Work to complete: Provide the data again in its entirety, exactly as given.

========================================================================

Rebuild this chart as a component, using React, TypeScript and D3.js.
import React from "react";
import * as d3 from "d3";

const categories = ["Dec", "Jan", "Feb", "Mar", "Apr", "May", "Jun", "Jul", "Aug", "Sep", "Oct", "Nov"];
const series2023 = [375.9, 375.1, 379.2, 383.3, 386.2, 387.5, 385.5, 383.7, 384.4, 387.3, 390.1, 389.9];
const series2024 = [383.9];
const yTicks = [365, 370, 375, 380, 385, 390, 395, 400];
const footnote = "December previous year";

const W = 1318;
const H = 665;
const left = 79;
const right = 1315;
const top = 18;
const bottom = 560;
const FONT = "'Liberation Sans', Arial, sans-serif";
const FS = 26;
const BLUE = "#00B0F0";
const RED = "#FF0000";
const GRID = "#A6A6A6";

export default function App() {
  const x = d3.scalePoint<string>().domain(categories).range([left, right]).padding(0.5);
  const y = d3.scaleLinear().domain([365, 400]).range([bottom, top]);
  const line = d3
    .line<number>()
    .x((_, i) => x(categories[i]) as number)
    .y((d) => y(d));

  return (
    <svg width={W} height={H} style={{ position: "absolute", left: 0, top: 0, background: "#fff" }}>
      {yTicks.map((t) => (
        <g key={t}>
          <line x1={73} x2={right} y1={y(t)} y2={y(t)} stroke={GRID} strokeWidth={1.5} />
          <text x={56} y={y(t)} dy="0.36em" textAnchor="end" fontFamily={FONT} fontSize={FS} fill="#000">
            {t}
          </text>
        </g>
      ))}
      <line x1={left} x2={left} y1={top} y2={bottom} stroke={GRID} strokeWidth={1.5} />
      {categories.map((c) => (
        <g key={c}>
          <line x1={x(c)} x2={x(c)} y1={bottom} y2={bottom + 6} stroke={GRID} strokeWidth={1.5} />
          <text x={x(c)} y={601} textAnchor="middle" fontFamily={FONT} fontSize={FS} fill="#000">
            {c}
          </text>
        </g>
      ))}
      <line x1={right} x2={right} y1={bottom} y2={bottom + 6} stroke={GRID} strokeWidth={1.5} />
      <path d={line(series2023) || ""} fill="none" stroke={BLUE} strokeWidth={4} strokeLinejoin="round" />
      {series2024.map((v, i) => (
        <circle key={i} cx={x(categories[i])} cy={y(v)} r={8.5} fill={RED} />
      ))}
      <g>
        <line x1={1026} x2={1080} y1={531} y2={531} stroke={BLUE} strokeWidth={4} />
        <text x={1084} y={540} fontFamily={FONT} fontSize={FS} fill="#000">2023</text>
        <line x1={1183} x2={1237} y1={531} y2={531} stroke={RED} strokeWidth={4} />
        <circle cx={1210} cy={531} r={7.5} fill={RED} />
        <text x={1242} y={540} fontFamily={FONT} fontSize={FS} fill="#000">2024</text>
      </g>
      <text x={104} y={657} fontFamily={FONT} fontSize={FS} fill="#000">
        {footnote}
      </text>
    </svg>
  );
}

========================================================================

Full answer:
Rebuild this chart as a component, using React, TypeScript and D3.js.
import React from "react";
import * as d3 from "d3";

const categories = ["Dec", "Jan", "Feb", "Mar", "Apr", "May", "Jun", "Jul", "Aug", "Sep", "Oct", "Nov"];
const series2023 = [375.9, 375.1, 379.2, 383.3, 386.2, 387.5, 385.5, 383.7, 384.4, 387.3, 390.1, 389.9];
const series2024 = [383.9];
const yTicks = [365, 370, 375, 380, 385, 390, 395, 400];
const footnote = "December previous year";

const W = 1318;
const H = 665;
const left = 79;
const right = 1315;
const top = 18;
const bottom = 560;
const FONT = "'Liberation Sans', Arial, sans-serif";
const FS = 26;
const BLUE = "#00B0F0";
const RED = "#FF0000";
const GRID = "#A6A6A6";

export default function App() {
  const x = d3.scalePoint<string>().domain(categories).range([left, right]).padding(0.5);
  const y = d3.scaleLinear().domain([365, 400]).range([bottom, top]);
  const line = d3
    .line<number>()
    .x((_, i) => x(categories[i]) as number)
    .y((d) => y(d));

  return (
    <svg width={W} height={H} style={{ position: "absolute", left: 0, top: 0, background: "#fff" }}>
      {yTicks.map((t) => (
        <g key={t}>
          <line x1={73} x2={right} y1={y(t)} y2={y(t)} stroke={GRID} strokeWidth={1.5} />
          <text x={56} y={y(t)} dy="0.36em" textAnchor="end" fontFamily={FONT} fontSize={FS} fill="#000">
            {t}
          </text>
        </g>
      ))}
      <line x1={left} x2={left} y1={top} y2={bottom} stroke={GRID} strokeWidth={1.5} />
      {categories.map((c) => (
        <g key={c}>
          <line x1={x(c)} x2={x(c)} y1={bottom} y2={bottom + 6} stroke={GRID} strokeWidth={1.5} />
          <text x={x(c)} y={601} textAnchor="middle" fontFamily={FONT} fontSize={FS} fill="#000">
            {c}
          </text>
        </g>
      ))}
      <line x1={right} x2={right} y1={bottom} y2={bottom + 6} stroke={GRID} strokeWidth={1.5} />
      <path d={line(series2023) || ""} fill="none" stroke={BLUE} strokeWidth={4} strokeLinejoin="round" />
      {series2024.map((v, i) => (
        <circle key={i} cx={x(categories[i])} cy={y(v)} r={8.5} fill={RED} />
      ))}
      <g>
        <line x1={1026} x2={1080} y1={531} y2={531} stroke={BLUE} strokeWidth={4} />
        <text x={1084} y={540} fontFamily={FONT} fontSize={FS} fill="#000">2023</text>
        <line x1={1183} x2={1237} y1={531} y2={531} stroke={RED} strokeWidth={4} />
        <circle cx={1210} cy={531} r={7.5} fill={RED} />
        <text x={1242} y={540} fontFamily={FONT} fontSize={FS} fill="#000">2024</text>
      </g>
      <text x={104} y={657} fontFamily={FONT} fontSize={FS} fill="#000">
        {footnote}
      </text>
    </svg>
  );
}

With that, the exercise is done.